** TO BE DONE **
Retype only the lines running from the line that contains "Output the Python" to the line that contains "x2=alt.value(W), y=alt.value(0), y2=alt.value(H))", inclusive, and leave the pictures behind.

+++ EXERCISE MATERIALS

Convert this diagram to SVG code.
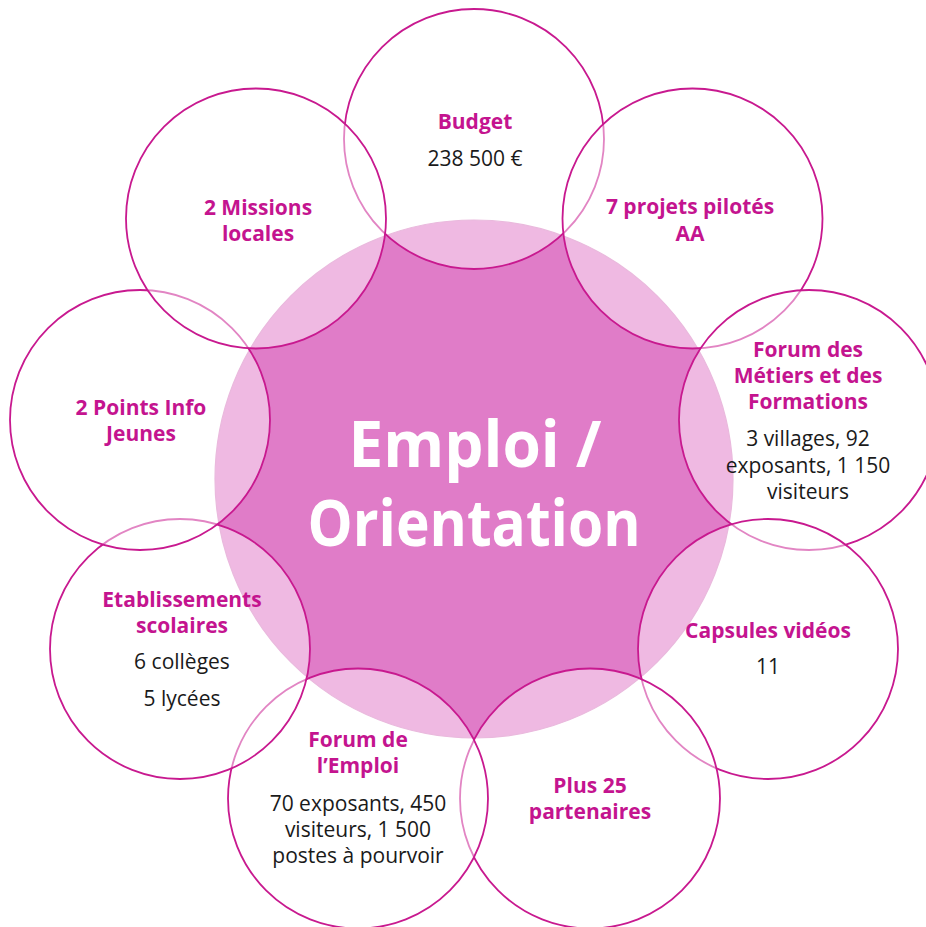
<svg xmlns="http://www.w3.org/2000/svg" width="926" height="927" viewBox="0 0 926 927">
<style>
.bg{fill:#ffffff}
.center{fill:#E07CC8;stroke:#D77BBF;stroke-width:1.2}
.outer{fill:#ffffff;fill-opacity:0.47;stroke:#C8198F;stroke-width:1.8}
.h{font-family:"Open Sans","Noto Sans",sans-serif;font-weight:bold;font-size:21px;fill:#C4148F;text-anchor:middle}
.b{font-family:"Open Sans","Noto Sans",sans-serif;font-size:21px;fill:#1a1a1a;text-anchor:middle}
.c{font-family:"Open Sans","Noto Sans",sans-serif;font-weight:bold;font-size:64px;fill:#ffffff;text-anchor:middle}
</style>
<rect class="bg" x="0" y="0" width="926" height="927"/>
<g id="center">
<circle class="center" cx="474" cy="479" r="259"/>
</g>
<g id="budget">
<circle class="outer" cx="474" cy="139" r="130"/>
<text class="h" x="475" y="129">Budget</text>
<text class="b" x="475" y="166">238 500 €</text>
</g>
<g id="projets">
<circle class="outer" cx="692.5" cy="218.5" r="130"/>
<text class="h" x="690" y="214">7 projets pilotés</text>
<text class="h" x="690" y="241">AA</text>
</g>
<g id="forum-metiers">
<circle class="outer" cx="809" cy="420" r="130"/>
<text class="h" x="808" y="357">Forum des</text>
<text class="h" x="808" y="383">Métiers et des</text>
<text class="h" x="808" y="409">Formations</text>
<text class="b" x="808" y="446">3 villages, 92</text>
<text class="b" x="808" y="473">exposants, 1 150</text>
<text class="b" x="808" y="499">visiteurs</text>
</g>
<g id="capsules">
<circle class="outer" cx="768" cy="649" r="130"/>
<text class="h" x="768" y="638">Capsules vidéos</text>
<text class="b" x="768" y="674">11</text>
</g>
<g id="partenaires">
<circle class="outer" cx="590" cy="798.5" r="130"/>
<text class="h" x="590" y="793">Plus 25</text>
<text class="h" x="590" y="819">partenaires</text>
</g>
<g id="forum-emploi">
<circle class="outer" cx="358" cy="798.5" r="130"/>
<text class="h" x="358" y="747">Forum de</text>
<text class="h" x="358" y="773">l’Emploi</text>
<text class="b" x="358" y="811">70 exposants, 450</text>
<text class="b" x="358" y="837">visiteurs, 1 500</text>
<text class="b" x="358" y="863">postes à pourvoir</text>
</g>
<g id="etablissements">
<circle class="outer" cx="180" cy="649" r="130"/>
<text class="h" x="182" y="607">Etablissements</text>
<text class="h" x="182" y="633">scolaires</text>
<text class="b" x="182" y="669">6 collèges</text>
<text class="b" x="182" y="706">5 lycées</text>
</g>
<g id="points-info">
<circle class="outer" cx="140" cy="420" r="130"/>
<text class="h" x="141" y="415">2 Points Info</text>
<text class="h" x="141" y="441">Jeunes</text>
</g>
<g id="missions">
<circle class="outer" cx="256" cy="218.5" r="130"/>
<text class="h" x="258" y="215">2 Missions</text>
<text class="h" x="258" y="241">locales</text>
</g>
<g id="title">
<text class="c" x="475" y="467" textLength="253" lengthAdjust="spacingAndGlyphs">Emploi /</text>
<text class="c" x="474" y="546" textLength="333" lengthAdjust="spacingAndGlyphs">Orientation</text>
</g>
<g id="connectors"/>
</svg>
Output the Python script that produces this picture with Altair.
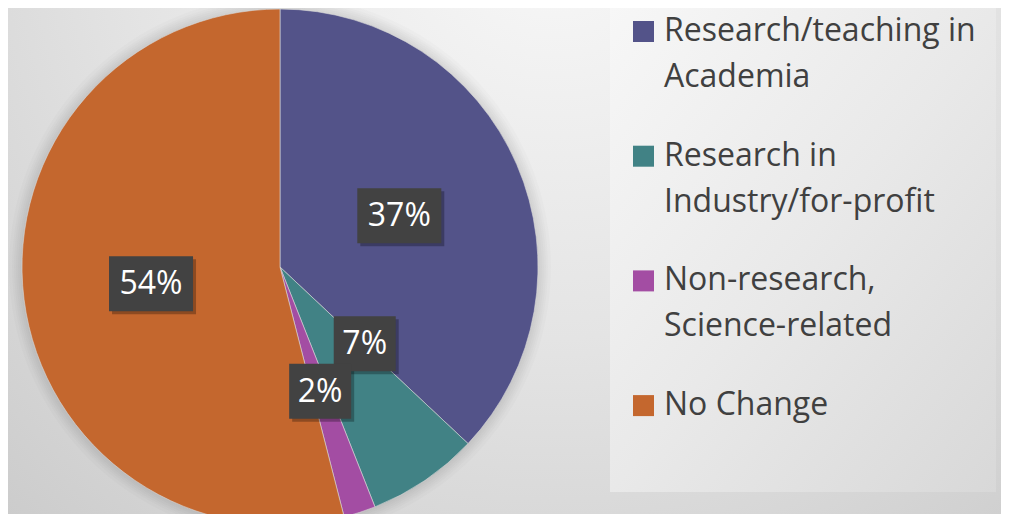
import math
import altair as alt
import pandas as pd

# ---- data ----
categories = [
    "Research/teaching in Academia",
    "Research in Industry/for-profit",
    "Non-research, Science-related",
    "No Change",
]
values = [37, 7, 2, 54]
pct_labels = ["37%", "7%", "2%", "54%"]
legend_lines = [
    ["Research/teaching in", "Academia"],
    ["Research in", "Industry/for-profit"],
    ["Non-research,", "Science-related"],
    ["No Change"],
]
colors = ["#535389", "#418285", "#a34da3", "#c4672e"]

# ---- layout / style ----
W, H = 993, 506
CX, CY, R = 272, 259, 258
LR = 130
FONT = "Open Sans"
LEG_Y0, LEG_STEP = 33, 124.7

df = pd.DataFrame({
    "category": categories,
    "value": values,
    "label": pct_labels,
    "order": list(range(len(categories))),
    "legend": ["\n".join(l) for l in legend_lines],
})
one = pd.DataFrame({"k": [0]})

color_scale = alt.Scale(domain=categories, range=colors)

bg = alt.Chart(one).mark_rect(
    color=alt.RadialGradient(
        gradient="radial",
        x1=0.55, y1=0.15, r1=0.0,
        x2=0.55, y2=0.15, r2=0.95,
        stops=[
            alt.GradientStop(offset=0, color="#f9f9f9"),
            alt.GradientStop(offset=0.45, color="#e4e4e4"),
            alt.GradientStop(offset=1, color="#c4c4c4"),
        ],
    )
).encode(x=alt.value(0), x2=alt.value(W), y=alt.value(0), y2=alt.value(H))

legend_box = alt.Chart(one).mark_rect(
    color=alt.LinearGradient(
        gradient="linear",
        x1=0, y1=0, x2=1, y2=1,
        stops=[
            alt.GradientStop(offset=0, color="#f7f7f7"),
            alt.GradientStop(offset=0.5, color="#e9e9e9"),
            alt.GradientStop(offset=1, color="#d8d8d8"),
        ],
    )
).encode(x=alt.value(602), x2=alt.value(988), y=alt.value(0), y2=alt.value(484))

shadows = [
    alt.Chart(one).mark_arc(radius=R + k, theta=0, theta2=2 * math.pi,
                            color="black", opacity=0.015)
    .encode(x=alt.value(CX), y=alt.value(CY))
    for k in (2, 4, 6, 8, 10, 13)
]

pie = alt.Chart(df).mark_arc(radius=R, stroke="#d9d9d9", strokeWidth=0.6).encode(
    theta=alt.Theta("value:Q", stack=True),
    color=alt.Color("category:N", scale=color_scale, legend=None),
    order=alt.Order("order:Q"),
    x=alt.value(CX),
    y=alt.value(CY),
)

lab_base = alt.Chart(df).transform_window(
    cum="sum(value)", sort=[alt.SortField("order")], frame=[None, 0]
).transform_joinaggregate(
    total="sum(value)"
).transform_calculate(
    mid="(datum.cum - datum.value / 2) / datum.total * 2 * PI",
    nudge="datum.category == 'Research in Industry/for-profit' ? -0.241 : 0",
    rr=f"datum.category == 'Research in Industry/for-profit' ? 114 : {LR}",
).transform_calculate(
    lx=f"{CX} + datum.rr * sin(datum.mid + datum.nudge)",
    ly=f"{CY} - datum.rr * cos(datum.mid + datum.nudge)",
    bw="18 + 22 * length(datum.label)",
).transform_calculate(
    bx1="datum.lx - datum.bw / 2",
    bx2="datum.lx + datum.bw / 2",
    by1="datum.ly - 27",
    by2="datum.ly + 28",
    sx1="datum.lx - datum.bw / 2 + 3",
    sx2="datum.lx + datum.bw / 2 + 3",
    sy1="datum.ly - 24",
    sy2="datum.ly + 31",
)

lab_shadow = lab_base.mark_rect(color="black", opacity=0.28).encode(
    x=alt.X("sx1:Q", scale=None, axis=None), x2="sx2:Q",
    y=alt.Y("sy1:Q", scale=None, axis=None), y2="sy2:Q",
)
lab_box = lab_base.mark_rect(color="#424242").encode(
    x=alt.X("bx1:Q", scale=None, axis=None), x2="bx2:Q",
    y=alt.Y("by1:Q", scale=None, axis=None), y2="by2:Q",
)
lab_text = lab_base.mark_text(
    font=FONT, fontSize=32, color="white", align="center", baseline="middle", dy=1
).encode(
    x=alt.X("lx:Q", scale=None, axis=None),
    y=alt.Y("ly:Q", scale=None, axis=None),
    text="label:N",
)

leg_base = alt.Chart(df).transform_calculate(
    sx="635.5",
    sy=f"{LEG_Y0} - 9.5 + {LEG_STEP} * datum.order",
    tx="656",
    ty=f"{LEG_Y0} + {LEG_STEP} * datum.order",
)
leg_sq = leg_base.mark_square(size=441, opacity=1).encode(
    x=alt.X("sx:Q", scale=None, axis=None),
    y=alt.Y("sy:Q", scale=None, axis=None),
    color=alt.Color("category:N", scale=color_scale, legend=None),
)
leg_text = leg_base.mark_text(
    font=FONT, fontSize=32, color="#404040", align="left",
    baseline="alphabetic", lineBreak="\n", lineHeight=46,
).encode(
    x=alt.X("tx:Q", scale=None, axis=None),
    y=alt.Y("ty:Q", scale=None, axis=None),
    text="legend:N",
)

chart = alt.layer(
    bg, legend_box, *shadows, pie, lab_shadow, lab_box, lab_text, leg_sq, leg_text
).properties(
    width=W, height=H,
    autosize=alt.AutoSizeParams(type="none"),
    padding=0,
    background="#d8d8d8",
).configure_view(stroke=None)

chart.save("out.html", embed_options={"renderer": "svg", "actions": False})
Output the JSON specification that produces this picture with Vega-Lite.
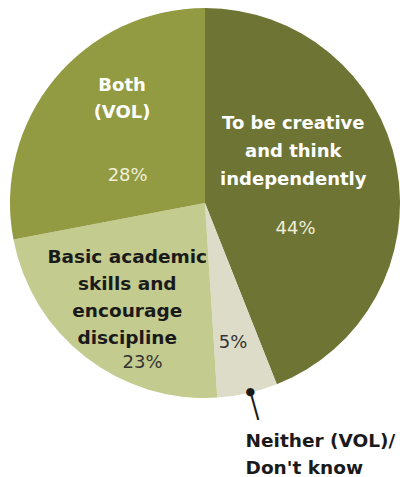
{
  "$schema": "https://vega.github.io/schema/vega-lite/v6.json",
  "width": 410,
  "height": 406,
  "autosize": {"type": "none"},
  "padding": {"left": 0, "top": 0, "right": -10, "bottom": 71},
  "background": "white",
  "config": {"view": {"stroke": null}},
  "data": {
    "values": [
      {"cat": "creative", "label": "To be creative\nand think\nindependently", "pct": 44, "pctText": "44%", "rank": 1},
      {"cat": "neither", "label": "Neither (VOL)/\nDon't know", "pct": 5, "pctText": "5%", "rank": 2},
      {"cat": "basic", "label": "Basic academic\nskills and\nencourage\ndiscipline", "pct": 23, "pctText": "23%", "rank": 3},
      {"cat": "both", "label": "Both\n(VOL)", "pct": 28, "pctText": "28%", "rank": 4}
    ]
  },
  "encoding": {
    "theta": {"field": "pct", "type": "quantitative", "stack": true},
    "order": {"field": "rank", "type": "quantitative"}
  },
  "layer": [
    {
      "mark": {"type": "arc", "outerRadius": 195},
      "encoding": {
        "color": {
          "field": "cat",
          "type": "nominal",
          "scale": {"domain": ["creative", "neither", "basic", "both"], "range": ["#6e7434", "#dcdcc8", "#c4cb8e", "#939b42"]},
          "legend": null
        }
      }
    },
    {
      "mark": {"type": "text", "radius": 209, "dx": 4, "dy": 0, "angle": 344.6, "fontSize": 26, "font": "DejaVu Sans", "fill": "#1a1a1a", "align": "center", "baseline": "middle"},
      "encoding": {"text": {"condition": {"test": "datum.cat === 'neither'", "value": "│"}, "value": ""}}
    },
    {
      "mark": {"type": "text", "radius": 194, "dx": 3, "dy": 0, "fontSize": 11, "font": "DejaVu Sans", "fill": "#1a1a1a", "align": "center", "baseline": "middle"},
      "encoding": {"text": {"condition": {"test": "datum.cat === 'neither'", "value": "●"}, "value": ""}}
    },
    {
      "mark": {"type": "text", "radius": 96, "dx": -6, "dy": -61, "fontSize": 18, "font": "DejaVu Sans", "fontWeight": "bold", "fill": "#ffffff", "align": "center", "baseline": "middle", "lineBreak": "\n", "lineHeight": 28},
      "encoding": {"text": {"condition": {"test": "datum.cat === 'creative'", "field": "label"}, "value": ""}}
    },
    {
      "mark": {"type": "text", "radius": 85, "dx": 7, "dy": 42, "fontSize": 18, "font": "DejaVu Sans", "fill": "#eeeed8", "align": "center", "baseline": "middle"},
      "encoding": {"text": {"condition": {"test": "datum.cat === 'creative'", "field": "pctText"}, "value": ""}}
    },
    {
      "mark": {"type": "text", "radius": 131, "dx": 18, "dy": -33, "fontSize": 18, "font": "DejaVu Sans", "fontWeight": "bold", "fill": "#ffffff", "align": "center", "baseline": "middle", "lineBreak": "\n", "lineHeight": 27},
      "encoding": {"text": {"condition": {"test": "datum.cat === 'both'", "field": "label"}, "value": ""}}
    },
    {
      "mark": {"type": "text", "radius": 77, "dx": -18, "dy": 22, "fontSize": 18, "font": "DejaVu Sans", "fill": "#eeeed8", "align": "center", "baseline": "middle"},
      "encoding": {"text": {"condition": {"test": "datum.cat === 'both'", "field": "pctText"}, "value": ""}}
    },
    {
      "mark": {"type": "text", "radius": 122, "dx": -3, "dy": -42, "fontSize": 18.5, "font": "DejaVu Sans", "fontWeight": "bold", "fill": "#1a1a1a", "align": "center", "baseline": "middle", "lineBreak": "\n", "lineHeight": 27},
      "encoding": {"text": {"condition": {"test": "datum.cat === 'basic'", "field": "label"}, "value": ""}}
    },
    {
      "mark": {"type": "text", "radius": 164, "dx": 38, "dy": 30, "fontSize": 18, "font": "DejaVu Sans", "fill": "#333333", "align": "center", "baseline": "middle"},
      "encoding": {"text": {"condition": {"test": "datum.cat === 'basic'", "field": "pctText"}, "value": ""}}
    },
    {
      "mark": {"type": "text", "radius": 142, "dx": -3, "dy": 1, "fontSize": 18, "font": "DejaVu Sans", "fill": "#333333", "align": "center", "baseline": "middle"},
      "encoding": {"text": {"condition": {"test": "datum.cat === 'neither'", "field": "pctText"}, "value": ""}}
    },
    {
      "mark": {"type": "text", "radius": 250, "dx": -14, "dy": -6, "fontSize": 18.5, "font": "DejaVu Sans", "fontWeight": "bold", "fill": "#1a1a1a", "align": "left", "baseline": "middle", "lineBreak": "\n", "lineHeight": 27},
      "encoding": {"text": {"condition": {"test": "datum.cat === 'neither'", "field": "label"}, "value": ""}}
    }
  ]
}
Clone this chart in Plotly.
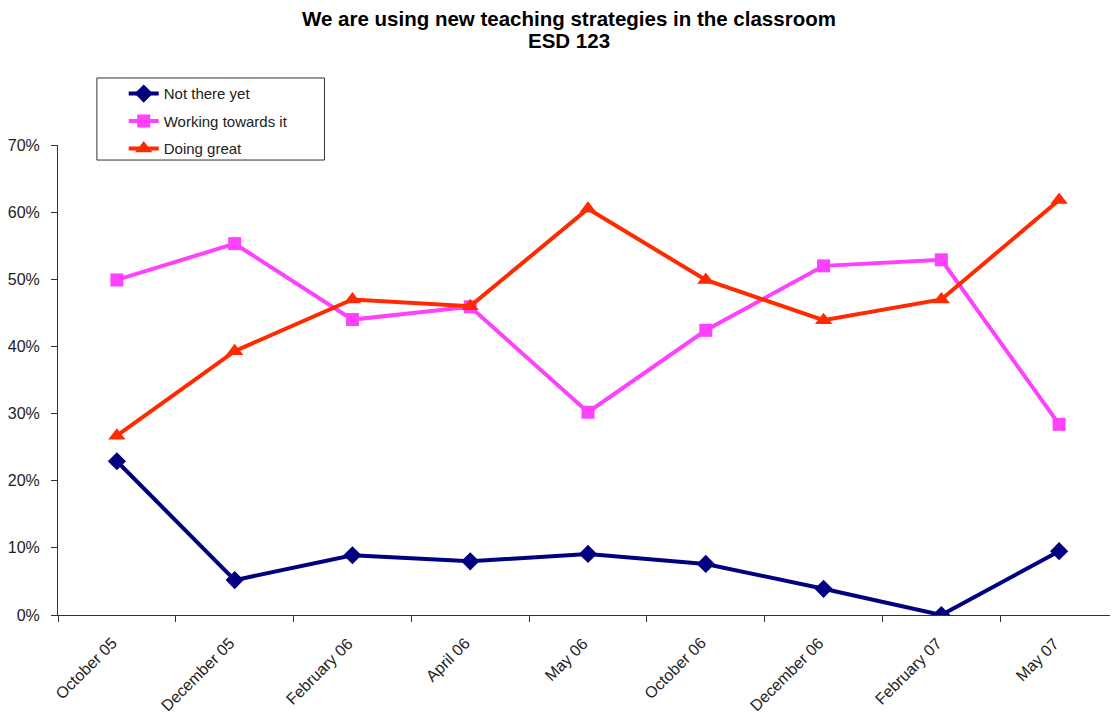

++++++

** EXERCISE SOLUTION **
Output the Python script that produces this picture with Altair.
import math
import altair as alt
import pandas as pd

# ---- data ----
categories = [
    "Research/teaching in Academia",
    "Research in Industry/for-profit",
    "Non-research, Science-related",
    "No Change",
]
values = [37, 7, 2, 54]
pct_labels = ["37%", "7%", "2%", "54%"]
legend_lines = [
    ["Research/teaching in", "Academia"],
    ["Research in", "Industry/for-profit"],
    ["Non-research,", "Science-related"],
    ["No Change"],
]
colors = ["#535389", "#418285", "#a34da3", "#c4672e"]

# ---- layout / style ----
W, H = 993, 506
CX, CY, R = 272, 259, 258
LR = 130
FONT = "Open Sans"
LEG_Y0, LEG_STEP = 33, 124.7

df = pd.DataFrame({
    "category": categories,
    "value": values,
    "label": pct_labels,
    "order": list(range(len(categories))),
    "legend": ["\n".join(l) for l in legend_lines],
})
one = pd.DataFrame({"k": [0]})

color_scale = alt.Scale(domain=categories, range=colors)

bg = alt.Chart(one).mark_rect(
    color=alt.RadialGradient(
        gradient="radial",
        x1=0.55, y1=0.15, r1=0.0,
        x2=0.55, y2=0.15, r2=0.95,
        stops=[
            alt.GradientStop(offset=0, color="#f9f9f9"),
            alt.GradientStop(offset=0.45, color="#e4e4e4"),
            alt.GradientStop(offset=1, color="#c4c4c4"),
        ],
    )
).encode(x=alt.value(0), x2=alt.value(W), y=alt.value(0), y2=alt.value(H))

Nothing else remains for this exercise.